To begin the day, I met with Richard, Dave, Richard’s wife Claire and her two son’s Ryan and the witty Ben. We had lunch at a Turkish restaurant. Hummus and a vegetarian moussaka was had by me. Heinz tomato sauce, was specifically requested by Ryan. Ben made several jokes at Richard’s expense. We all laughed.
Newcastle United 0 Norwich City 0
I’ve never been to a Newcastle United game. St James Park is a football stadium of legendary proportions. My trip to Newcastle was planned around their home game against Norwich. We were hopeful that with Norwich being at the foot of the table, that Newcastle would be in line for a good win and 3 points. One of the things that I like about the stadium is that is in right in the centre of Newcastle. It feels like the heartbeat of the city. At this point Newcastle were doing quite well in the league. A mid table finish looks achievable.
St James Park jumps out at you as if from nowhere. From the outside the stadium is magnificent. On the inside the views across the ground from our pitch side seats were stunning. Sadly, the facilities at the stadium are ye olde. No WiFi, no way of getting 4G, One big screen which only the away fans can see. A limited selection of food and drink at high prices. In many ways, football is stubborn and refuses to innovate. Because the experience is so poor, many people get there just before a game, and leave straight after. If the overall experience was better then fans would stay for longer and from a clubs perspective spend more money during a match day. Football refuses to innovate a lot of the time, because a football club will have fans that are dedicated to the team, in almost all circumstances. You have to treat football fans extremely badly to stop them turning up to a game. The relationship is almost religious.

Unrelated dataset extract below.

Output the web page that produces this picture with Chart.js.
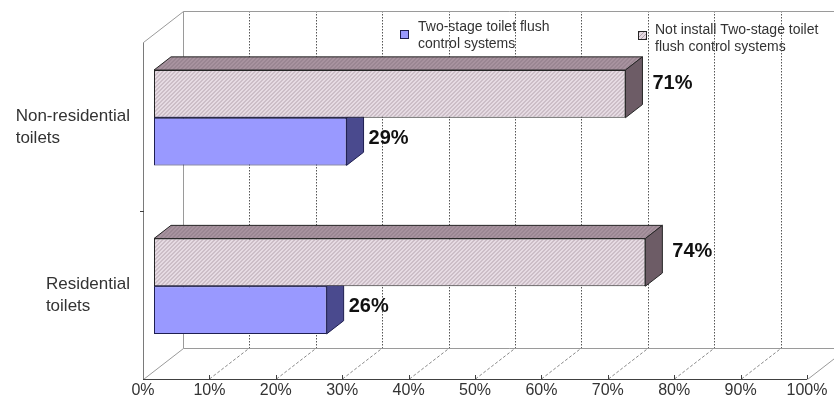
<!DOCTYPE html>
<html>
<head>
<meta charset="utf-8">
<script src="https://cdn.jsdelivr.net/npm/chart.js@4.4.0/dist/chart.umd.min.js"></script>
<style>
  html, body { margin: 0; padding: 0; background: #ffffff; }
  #wrap { width: 834px; height: 405px; }
</style>
</head>
<body>
<div id="wrap"><canvas id="chart" width="834" height="405"></canvas></div>
<script>
// Share of toilets with / without two-stage flush control, by building type
const categories = [['Non-residential', 'toilets'], ['Residential', 'toilets']];
const seriesNames = [['Two-stage toilet flush', 'control systems'],
                     ['Not install Two-stage toilet', 'flush control systems']];
const twoStage = [29, 26];
const notInstalled = [71, 74];
const percentTicks = [0, 10, 20, 30, 40, 50, 60, 70, 80, 90, 100];

const FONT = '"Liberation Sans", Arial, Helvetica, sans-serif';

// Oblique depth of the 3D box (full depth) and where the bars sit inside it
const DEPTH_X = 40, DEPTH_Y = -31;
const BAR_FRONT = 0.275, BAR_BACK = 0.7;

function hatch(base, line) {
  const t = document.createElement('canvas');
  t.width = 4; t.height = 4;
  const g = t.getContext('2d');
  g.fillStyle = base; g.fillRect(0, 0, 4, 4);
  g.strokeStyle = line; g.lineWidth = 0.9;
  g.beginPath();
  g.moveTo(-1, 5); g.lineTo(5, -1);
  g.moveTo(-1, 1); g.lineTo(1, -1);
  g.moveTo(3, 5); g.lineTo(5, 3);
  g.stroke();
  return g.createPattern(t, 'repeat');
}

const ctx0 = document.getElementById('chart').getContext('2d');
const hatchFront = hatch('#e6dbe3', '#ab9ba5');
const hatchTop = hatch('#a8939f', '#8a7682');

const faceStyles = {
  0: { top: hatchTop, side: '#6d5c66', edge: '#262626', labelDx: 38, labelDy: -19 },
  1: { top: '#6c6cc0', side: '#4a4a8e', edge: '#1e1e50', labelDx: 33, labelDy: -12 }
};

function poly(ctx, pts, fill, stroke) {
  ctx.beginPath();
  ctx.moveTo(pts[0][0], pts[0][1]);
  for (let i = 1; i < pts.length; i++) ctx.lineTo(pts[i][0], pts[i][1]);
  ctx.closePath();
  ctx.fillStyle = fill; ctx.fill();
  ctx.lineWidth = 1; ctx.strokeStyle = stroke; ctx.stroke();
}

const box3d = {
  id: 'box3d',
  beforeDatasetsDraw(chart) {
    const { ctx, chartArea: a, scales: { x, y } } = chart;
    const L = a.left, R = a.right, T = a.top, B = a.bottom;
    ctx.save();
    ctx.lineWidth = 1;
    // back wall and floor gridlines
    percentTicks.forEach(v => {
      const px = Math.round(x.getPixelForValue(v)) + 0.5;
      if (v > 0 && v < 100) {
        ctx.strokeStyle = '#555';
        ctx.setLineDash([1.5, 1.5]);
        ctx.beginPath();
        ctx.moveTo(px + DEPTH_X, T + DEPTH_Y);
        ctx.lineTo(px + DEPTH_X, B + DEPTH_Y);
        ctx.stroke();
        ctx.strokeStyle = '#888';
        ctx.setLineDash([3, 2]);
        ctx.beginPath();
        ctx.moveTo(px, B);
        ctx.lineTo(px + DEPTH_X, B + DEPTH_Y);
        ctx.stroke();
      }
    });
    ctx.setLineDash([]);
    ctx.strokeStyle = '#9a9a9a';
    ctx.beginPath();
    // back wall outline
    ctx.moveTo(L + DEPTH_X + 0.5, B + DEPTH_Y + 0.5);
    ctx.lineTo(L + DEPTH_X + 0.5, T + DEPTH_Y + 0.5);
    ctx.lineTo(R + DEPTH_X + 0.5, T + DEPTH_Y + 0.5);
    ctx.moveTo(L + DEPTH_X + 0.5, B + DEPTH_Y + 0.5);
    ctx.lineTo(R + DEPTH_X + 0.5, B + DEPTH_Y + 0.5);
    // left wall
    ctx.moveTo(L + 0.5, T + 0.5);
    ctx.lineTo(L + DEPTH_X + 0.5, T + DEPTH_Y + 0.5);
    ctx.moveTo(L + 0.5, B + 0.5);
    ctx.lineTo(L + DEPTH_X + 0.5, B + DEPTH_Y + 0.5);
    // floor right edge
    ctx.moveTo(R + 0.5, B + 0.5);
    ctx.lineTo(R + DEPTH_X + 0.5, B + DEPTH_Y + 0.5);
    ctx.stroke();
    ctx.strokeStyle = '#7a7a7a';
    ctx.beginPath();
    ctx.moveTo(L + 0.5, T + 0.5);
    ctx.lineTo(L + 0.5, B + 0.5);
    ctx.stroke();
    // front value axis with inward tick marks
    ctx.strokeStyle = '#404040';
    ctx.beginPath();
    ctx.moveTo(L, B + 0.5);
    ctx.lineTo(R, B + 0.5);
    percentTicks.forEach(v => {
      if (v === 0) return;
      const px = Math.round(x.getPixelForValue(v)) + 0.5;
      ctx.moveTo(px, B);
      ctx.lineTo(px, B - 4);
    });
    // category divider tick on the left edge
    const mid = Math.round((y.getPixelForValue(0) + y.getPixelForValue(1)) / 2) + 0.5;
    ctx.moveTo(L - 3, mid);
    ctx.lineTo(L + 1, mid);
    ctx.stroke();
    ctx.restore();

    // bars sit partway into the box
    ctx.save();
    ctx.translate(DEPTH_X * BAR_FRONT, DEPTH_Y * BAR_FRONT);
  },
  afterDatasetDraw(chart, args) {
    const { ctx } = chart;
    const st = faceStyles[args.index];
    const dx = DEPTH_X * (BAR_BACK - BAR_FRONT), dy = DEPTH_Y * (BAR_BACK - BAR_FRONT);
    args.meta.data.forEach(el => {
      const p = el.getProps(['x', 'y', 'base', 'height'], true);
      const top = p.y - p.height / 2, bot = p.y + p.height / 2;
      poly(ctx, [[p.base, top], [p.x, top], [p.x + dx, top + dy], [p.base + dx, top + dy]], st.top, st.edge);
      poly(ctx, [[p.x, top], [p.x + dx, top + dy], [p.x + dx, bot + dy], [p.x, bot]], st.side, st.edge);
    });
  },
  afterDatasetsDraw(chart) {
    const { ctx, scales: { y } } = chart;
    ctx.restore();

    // value labels beside each bar
    ctx.save();
    ctx.font = 'bold 20px ' + FONT;
    ctx.fillStyle = '#111';
    ctx.textBaseline = 'middle';
    ctx.textAlign = 'left';
    chart.data.datasets.forEach((ds, di) => {
      const st = faceStyles[di];
      chart.getDatasetMeta(di).data.forEach((el, i) => {
        const p = el.getProps(['x', 'y'], true);
        ctx.fillText(ds.data[i] + '%', p.x + st.labelDx, p.y + st.labelDy);
      });
    });
    ctx.restore();

    // category labels: left-aligned lines, block ending at the box
    ctx.save();
    ctx.font = '17px ' + FONT;
    ctx.fillStyle = '#333';
    ctx.textBaseline = 'middle';
    ctx.textAlign = 'left';
    categories.forEach((lines, i) => {
      const cy = y.getPixelForValue(i);
      const w = Math.max(...lines.map(s => ctx.measureText(s).width));
      const x0 = 130 - w;
      lines.forEach((s, k) => ctx.fillText(s, x0, cy - 10 + k * 22));
    });
    ctx.restore();

    // legend
    ctx.save();
    ctx.font = '14px ' + FONT;
    ctx.textBaseline = 'middle';
    const legend = [
      { bx: 400, by: 30, tx: 418, ty: 27, fill: '#9999ff', edge: '#1e1e50' },
      { bx: 638, by: 31, tx: 655, ty: 30, fill: hatchFront, edge: '#262626' }
    ];
    legend.forEach((lg, i) => {
      ctx.fillStyle = lg.fill;
      ctx.fillRect(lg.bx, lg.by, 9, 9);
      ctx.strokeStyle = lg.edge; ctx.lineWidth = 1;
      ctx.strokeRect(lg.bx + 0.5, lg.by + 0.5, 8, 8);
      ctx.fillStyle = '#333';
      seriesNames[i].forEach((s, k) => ctx.fillText(s, lg.tx, lg.ty + k * 17));
    });
    ctx.restore();
  }
};

new Chart(ctx0, {
  type: 'bar',
  data: {
    labels: categories,
    datasets: [
      {
        label: seriesNames[1].join(' '),
        data: notInstalled,
        backgroundColor: hatchFront,
        borderColor: '#262626',
        borderWidth: 1,
        borderSkipped: false,
        clip: false
      },
      {
        label: seriesNames[0].join(' '),
        data: twoStage,
        backgroundColor: '#9999ff',
        borderColor: '#1e1e50',
        borderWidth: 1,
        borderSkipped: false,
        clip: false
      }
    ]
  },
  options: {
    indexAxis: 'y',
    responsive: false,
    animation: false,
    events: [],
    layout: { padding: { left: 143, right: 27, top: 42, bottom: 2.8 } },
    datasets: { bar: { barPercentage: 1, categoryPercentage: 0.566 } },
    scales: {
      x: {
        min: 0, max: 100,
        afterBuildTicks: s => { s.ticks = percentTicks.map(v => ({ value: v })); },
        grid: { display: false, drawTicks: false },
        border: { display: false },
        ticks: {
          padding: 2,
          autoSkip: false,
          maxRotation: 0,
          color: '#333',
          font: { family: FONT, size: 16 },
          callback: v => v + '%'
        }
      },
      y: { display: false }
    },
    plugins: { legend: { display: false }, tooltip: { enabled: false } }
  },
  plugins: [box3d]
});
</script>
</body>
</html>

Talking about the match itself is something that I will keep to a minimum, due to the fact that the game itself was dull. Saying that there were highlights would be a misuse of the word highlight. On the plus side Newcastle did not lose and the constant chirping of the fans was amusing “howay man.” Football often attracts angry men, who use football as a release for the frustrations in their normal life. In a Geordie accent, this is highly entertaining. Both Newcastle and Norwich came close to scoring an own goal. Nobody scored. Everybody went home slightly miserable.
We go from the passionately dull world of Newcastle United to the absurdly joyous world of Professional Wrestling. Watching Professional Wrestling is one of my main hobbies. It is a niche subculture with a dedicated fan base. To those that don’t understand it, it is a nonsense, but to those that do appreciate it, Pro Wrestling is an art form. I’ve been to Germany, Ireland and all over England to watch various promotions.

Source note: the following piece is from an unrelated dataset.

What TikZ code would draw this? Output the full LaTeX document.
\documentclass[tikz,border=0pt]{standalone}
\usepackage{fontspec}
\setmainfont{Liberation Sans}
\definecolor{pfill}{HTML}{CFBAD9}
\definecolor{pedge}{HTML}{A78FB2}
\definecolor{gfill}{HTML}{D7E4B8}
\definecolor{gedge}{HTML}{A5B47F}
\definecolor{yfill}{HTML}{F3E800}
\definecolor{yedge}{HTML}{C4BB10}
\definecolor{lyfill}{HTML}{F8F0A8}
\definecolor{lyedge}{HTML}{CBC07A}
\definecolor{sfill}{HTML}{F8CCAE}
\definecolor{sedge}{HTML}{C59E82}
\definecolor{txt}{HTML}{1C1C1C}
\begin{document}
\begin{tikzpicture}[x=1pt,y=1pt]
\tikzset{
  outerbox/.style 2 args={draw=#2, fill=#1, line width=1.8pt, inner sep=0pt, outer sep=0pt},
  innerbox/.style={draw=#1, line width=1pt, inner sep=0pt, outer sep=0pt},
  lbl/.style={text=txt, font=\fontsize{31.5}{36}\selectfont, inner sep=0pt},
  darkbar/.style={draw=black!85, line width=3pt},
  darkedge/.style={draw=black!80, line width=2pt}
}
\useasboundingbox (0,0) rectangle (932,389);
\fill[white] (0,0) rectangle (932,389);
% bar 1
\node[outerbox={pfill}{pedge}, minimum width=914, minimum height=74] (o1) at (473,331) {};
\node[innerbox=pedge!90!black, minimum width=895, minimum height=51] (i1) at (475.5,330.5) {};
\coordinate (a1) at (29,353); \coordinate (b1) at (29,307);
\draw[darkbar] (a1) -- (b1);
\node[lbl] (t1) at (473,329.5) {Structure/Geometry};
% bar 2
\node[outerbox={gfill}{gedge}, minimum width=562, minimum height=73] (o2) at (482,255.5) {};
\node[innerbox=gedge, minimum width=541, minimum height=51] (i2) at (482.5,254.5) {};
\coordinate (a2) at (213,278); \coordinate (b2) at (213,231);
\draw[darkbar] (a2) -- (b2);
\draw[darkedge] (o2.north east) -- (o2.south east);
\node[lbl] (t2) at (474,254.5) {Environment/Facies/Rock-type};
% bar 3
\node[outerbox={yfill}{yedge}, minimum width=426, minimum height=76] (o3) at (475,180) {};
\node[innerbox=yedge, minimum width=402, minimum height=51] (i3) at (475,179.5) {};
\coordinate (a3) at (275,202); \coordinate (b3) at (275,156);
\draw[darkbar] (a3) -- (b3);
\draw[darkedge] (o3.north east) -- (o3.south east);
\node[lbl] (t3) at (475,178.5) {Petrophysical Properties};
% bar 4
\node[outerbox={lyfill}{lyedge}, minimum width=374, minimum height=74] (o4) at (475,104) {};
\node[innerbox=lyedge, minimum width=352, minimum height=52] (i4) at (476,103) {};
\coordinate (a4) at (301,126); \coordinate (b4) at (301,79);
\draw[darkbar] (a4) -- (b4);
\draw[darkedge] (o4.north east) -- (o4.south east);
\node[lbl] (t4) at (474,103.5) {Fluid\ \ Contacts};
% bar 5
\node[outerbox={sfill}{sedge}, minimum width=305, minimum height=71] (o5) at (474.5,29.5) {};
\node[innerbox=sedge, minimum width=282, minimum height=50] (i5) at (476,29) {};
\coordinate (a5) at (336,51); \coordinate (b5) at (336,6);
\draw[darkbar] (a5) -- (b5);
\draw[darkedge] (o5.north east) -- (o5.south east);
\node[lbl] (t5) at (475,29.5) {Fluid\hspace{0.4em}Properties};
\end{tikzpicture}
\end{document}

There is a Newcastle based wrestling promotion named North Wrestling. I’d not known much about them, but Richard Tubb goes to their shows on a regular basis. Richard, Claire, myself and a man named Chris, who had never watched Pro Wrestling before went to the North show after I had chips cheese and gravy. Eating gravy and chips was my honour and helped me feel a bit more northern.

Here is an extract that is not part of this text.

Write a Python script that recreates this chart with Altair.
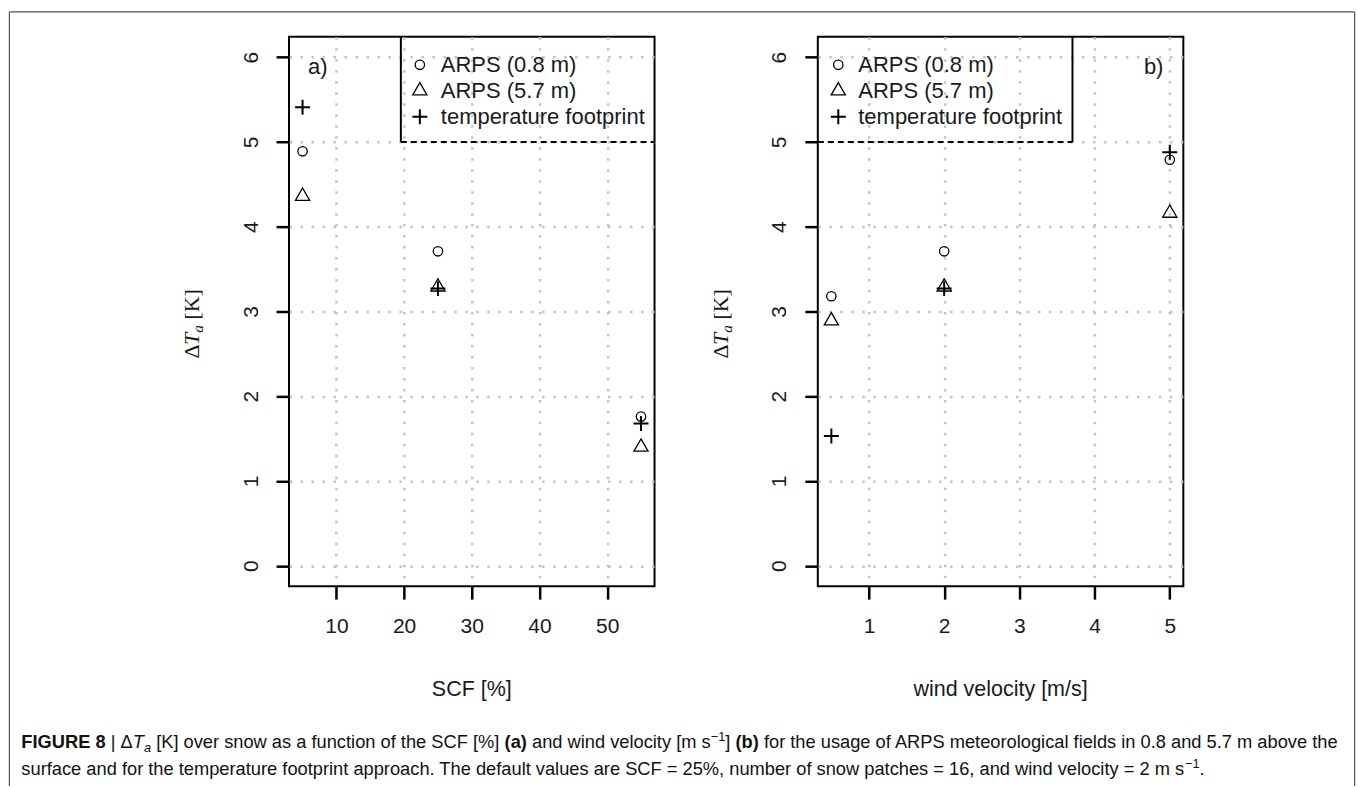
import altair as alt
import pandas as pd

# ---------------- data ----------------
SCF = [5, 25, 55]
SCF_ARPS_08 = [4.89, 3.71, 1.76]
SCF_ARPS_57 = [4.36, 3.29, 1.40]
SCF_FOOTPRINT = [5.41, 3.27, 1.68]

WIND = [0.5, 2, 5]
WIND_ARPS_08 = [3.18, 3.71, 4.79]
WIND_ARPS_57 = [2.89, 3.29, 4.16]
WIND_FOOTPRINT = [1.53, 3.27, 4.88]

SCF_TICKS = [10, 20, 30, 40, 50]
WIND_TICKS = [1, 2, 3, 4, 5]
DT_TICKS = [0, 1, 2, 3, 4, 5, 6]

SERIES = ["ARPS (0.8 m)", "ARPS (5.7 m)", "temperature footprint"]

SCF_DOMAIN = [3, 57]
WIND_DOMAIN = [0.32, 5.18]
DT_DOMAIN = [-0.24, 6.24]

CAPTION = [
    [("FIGURE 8", "bold"), (" | ", "reg"), ("Δ", "reg"), ("T", "ital"), ("a", "sub"),
     (" [K] over snow as a function of the SCF [%] ", "reg"), ("(a)", "bold"),
     (" and wind velocity [m s", "reg"), ("−1", "sup"), ("] ", "reg"), ("(b)", "bold"),
     (" for the usage of ARPS meteorological fields in 0.8 and 5.7 m above the", "reg")],
    [("surface and for the temperature footprint approach. The default values are SCF = 25%, "
      "number of snow patches = 16, and wind velocity = 2 m s", "reg"), ("−1", "sup"), (".", "reg")],
]

# ---------------- layout / style ----------------
W, H = 366, 550
GAP = 163.5
SANS = "Liberation Sans"
SERIF = "Liberation Serif"
INK = "#1a1a1a"

# open symbols in the manner of R's pch 1, 2 and 3
SYMBOLS = [
    dict(shape="circle", size=88, strokeWidth=1.3),
    dict(shape="M0,-1L0.866,0.5L-0.866,0.5Z", size=269, strokeWidth=1.3),
    dict(shape="M-1,0H1M0,-1V1", size=225, strokeWidth=2),
]

ONE = alt.Data(values=[{}])

# advance widths (1/1000 em) used to lay out mixed-style text runs
ARIAL = {" ": 278, "|": 260, "[": 278, "]": 278, "%": 889, "(": 333, ")": 333, ".": 278,
         ",": 278, "=": 584, "/": 278, "−": 584, "Δ": 668,
         "A": 667, "C": 722, "E": 667, "F": 611, "G": 778, "I": 278, "K": 667, "P": 667,
         "R": 722, "S": 667, "T": 611, "U": 722,
         "a": 556, "b": 556, "c": 500, "d": 556, "e": 556, "f": 278, "g": 556, "h": 556,
         "i": 222, "j": 222, "k": 500, "l": 222, "m": 833, "n": 556, "o": 556, "p": 556,
         "q": 556, "r": 333, "s": 500, "t": 278, "u": 556, "v": 500, "w": 722, "x": 500,
         "y": 500, "z": 500}
for d in "0123456789":
    ARIAL[d] = 556
ARIAL_BOLD = dict(ARIAL)
ARIAL_BOLD.update({"b": 611, "a": 556, "(": 333, ")": 333})
TIMES = {"Δ": 612, "T": 556, "a": 500, " ": 250, "[": 333, "K": 722, "]": 333}


def text_width(s, table, size):
    return sum(table.get(ch, 556) for ch in s) * size / 1000.0


def text(t, x, y, size, font=SANS, style="normal", weight="normal", align="left",
         baseline="alphabetic", angle=0, color=INK):
    return alt.Chart(ONE).mark_text(
        text=t, font=font, fontSize=size, fontStyle=style, fontWeight=weight,
        align=align, baseline=baseline, angle=angle, color=color,
    ).encode(x=alt.value(x), y=alt.value(y))


def rule(x, y, x2, y2, width=2, dash=None, color="black"):
    kw = dict(color=color, strokeWidth=width)
    if dash:
        kw["strokeDash"] = dash
    return alt.Chart(ONE).mark_rule(**kw).encode(
        x=alt.value(x), y=alt.value(y), x2=alt.value(x2), y2=alt.value(y2))


def symbol(sym, x, y):
    return alt.Chart(ONE).mark_point(filled=False, color="black", opacity=1, **sym).encode(
        x=alt.value(x), y=alt.value(y))


def dt_title(xb, yb):
    """Vertical axis title  ΔT_a [K], read bottom to top."""
    fs = 22
    marks = []
    y = yb
    for s, style, f, shift in [("Δ", "normal", fs, 0), ("T", "italic", fs, 0),
                               ("a", "italic", fs * 0.7, 4), (" [K]", "normal", fs, 0)]:
        core = s.lstrip(" ")
        lead = text_width(s[: len(s) - len(core)], TIMES, f)
        marks.append(text(core, xb + shift, y - lead, f, font=SERIF, style=style, angle=270))
        y -= text_width(s, TIMES, f)
    return marks


def caption_marks(x0, baselines, size):
    marks = []
    for runs, base in zip(CAPTION, baselines):
        cx = x0
        for s, kind in runs:
            fs = size * 0.7 if kind in ("sub", "sup") else size
            table = ARIAL_BOLD if kind == "bold" else ARIAL
            core = s.strip(" ")
            lead = text_width(s[: len(s) - len(s.lstrip(" "))], table, fs)
            dy = {"sub": 0.22 * size, "sup": -0.42 * size}.get(kind, 0)
            if core:
                marks.append(text(core, cx + lead, base + dy, fs,
                                  style="italic" if kind in ("ital", "sub") else "normal",
                                  weight="bold" if kind == "bold" else "normal",
                                  color="#111111"))
            cx += text_width(s, table, fs)
    return marks


def panel(xs, ys_list, ticks, domain, xtitle, tag, tag_x, legend_at_right):
    xenc = alt.X("x:Q", scale=alt.Scale(domain=domain, nice=False, zero=False),
                 axis=alt.Axis(values=ticks, title=None, labelPadding=16))
    yenc = alt.Y("y:Q", scale=alt.Scale(domain=DT_DOMAIN, nice=False, zero=False),
                 axis=alt.Axis(values=DT_TICKS, title=None, labelAngle=270, labelAlign="center",
                               labelBaseline="alphabetic", labelPadding=19))
    layers = []
    for ys, sym in zip(ys_list, SYMBOLS):
        df = pd.DataFrame({"x": xs, "y": ys})
        layers.append(alt.Chart(df).mark_point(filled=False, color="black", opacity=1, **sym)
                      .encode(x=xenc, y=yenc))

    # legend box edges and entries
    y5 = H * (DT_DOMAIN[1] - 5) / (DT_DOMAIN[1] - DT_DOMAIN[0])
    if legend_at_right:
        bx = 112
        layers.append(rule(bx, 0, bx, y5))
        layers.append(rule(bx, y5, W, y5, dash=[6, 4]))
        sx, tx = 131, 152
    else:
        bx = 255
        layers.append(rule(bx, 0, bx, y5))
        layers.append(rule(0, y5, bx, y5, dash=[6, 4]))
        sx, tx = 20.5, 40.5
    for i, (name, sym) in enumerate(zip(SERIES, SYMBOLS)):
        ry = 28 + 26 * i
        layers.append(symbol(sym, sx, ry))
        layers.append(text(name, tx, ry, 22, baseline="middle"))

    layers.append(text(tag, tag_x, 30, 22, baseline="middle"))
    layers.append(text(xtitle, W / 2, 660, 21.5, align="center"))
    layers.extend(dt_title(-90, 322))
    return layers


left_layers = panel(SCF, [SCF_ARPS_08, SCF_ARPS_57, SCF_FOOTPRINT], SCF_TICKS, SCF_DOMAIN,
                    "SCF [%]", "a)", 19, True)
right_layers = panel(WIND, [WIND_ARPS_08, WIND_ARPS_57, WIND_FOOTPRINT], WIND_TICKS, WIND_DOMAIN,
                     "wind velocity [m/s]", "b)", 326.5, False)

# figure frame (open at the bottom) and caption, placed relative to the left panel
frame = [
    rule(-280, -25, 1067, -25, width=1.2, color="#555555"),
    rule(-280, -25, -280, 750, width=1.2, color="#555555"),
    rule(1067, -25, 1067, 750, width=1.2, color="#555555"),
]
left_layers = frame + caption_marks(-268, [712.5, 739.5], 18.3) + left_layers

left = alt.layer(*left_layers).properties(width=W, height=H)
right = alt.layer(*right_layers).properties(width=W, height=H)

chart = (
    alt.hconcat(left, right, spacing=GAP, bounds="flush")
    .properties(padding={"left": 7.4, "top": 9.4, "right": 1.4, "bottom": 0}, background="white")
    .configure_view(stroke="black", strokeWidth=2)
    .configure_axis(
        domain=False, grid=True, gridColor="#c4c4c4", gridDash=[2.5, 8.5], gridWidth=2.5,
        tickColor="black", tickWidth=2.5, tickSize=13,
        labelFont=SANS, labelFontSize=21, labelColor=INK,
        labelFlush=False, labelOverlap=False, labelBound=False,
    )
)

chart.save("out.html", embed_options={"renderer": "svg", "actions": False})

North Wrestling sold out the show, 250 fans piled into the Riverside venue. I’d heard of a few of the Wrestlers on the card like TK Cooper and Spike Trivet, but many were complete unknowns like Screwface Ahmed. Most of the action was fun and got strong reactions from the crowd. Wrestling can be described as violent poetic ballet, or silly panto, depending on your view point. In the main event Spike Trivet was able to cheat his way to retaining the main title of the company and we all left the venue to go to the pub. Chris admitted that he had fun watching the show. He may not actively seek wrestling again, but would consider going again if told to.
The Back Page
The next morning I headed to a football memorabilia shop known as The Back Page. A whole world of football merchandise is available here, from old programmes to wooden replica signs of football street names. I spent over 45 minutes in the shop and spoke with the shop owner about the plodding performance of United the day before. Much to my surprise I found a book on football and climate change, which I will read on the train home. It is amazing that in amongst all of the usual chains in Newcastle Centre, that quirky independent shops like this one and the retro gaming shop can survive. The Back Page is highly recommended by me.
The search for Alan Shearer ends
Disappointingly the closest that I got to Alan Shearer was seeing a poster of him in the window of the Black Bull pub. Who knows where he was? Do you? As I failed to find Alan, I had to settle for appreciating a vibrant and varied city. Geordies are a friendly bunch with an impenetrable accent. The city has beautiful, ye olde walls, woven into the heart of a city and a football team that has a wonderful yet outdated stadium. I’d highly recommend Newcastle, though you’d have to remortgage your nan to be able to afford getting a train there.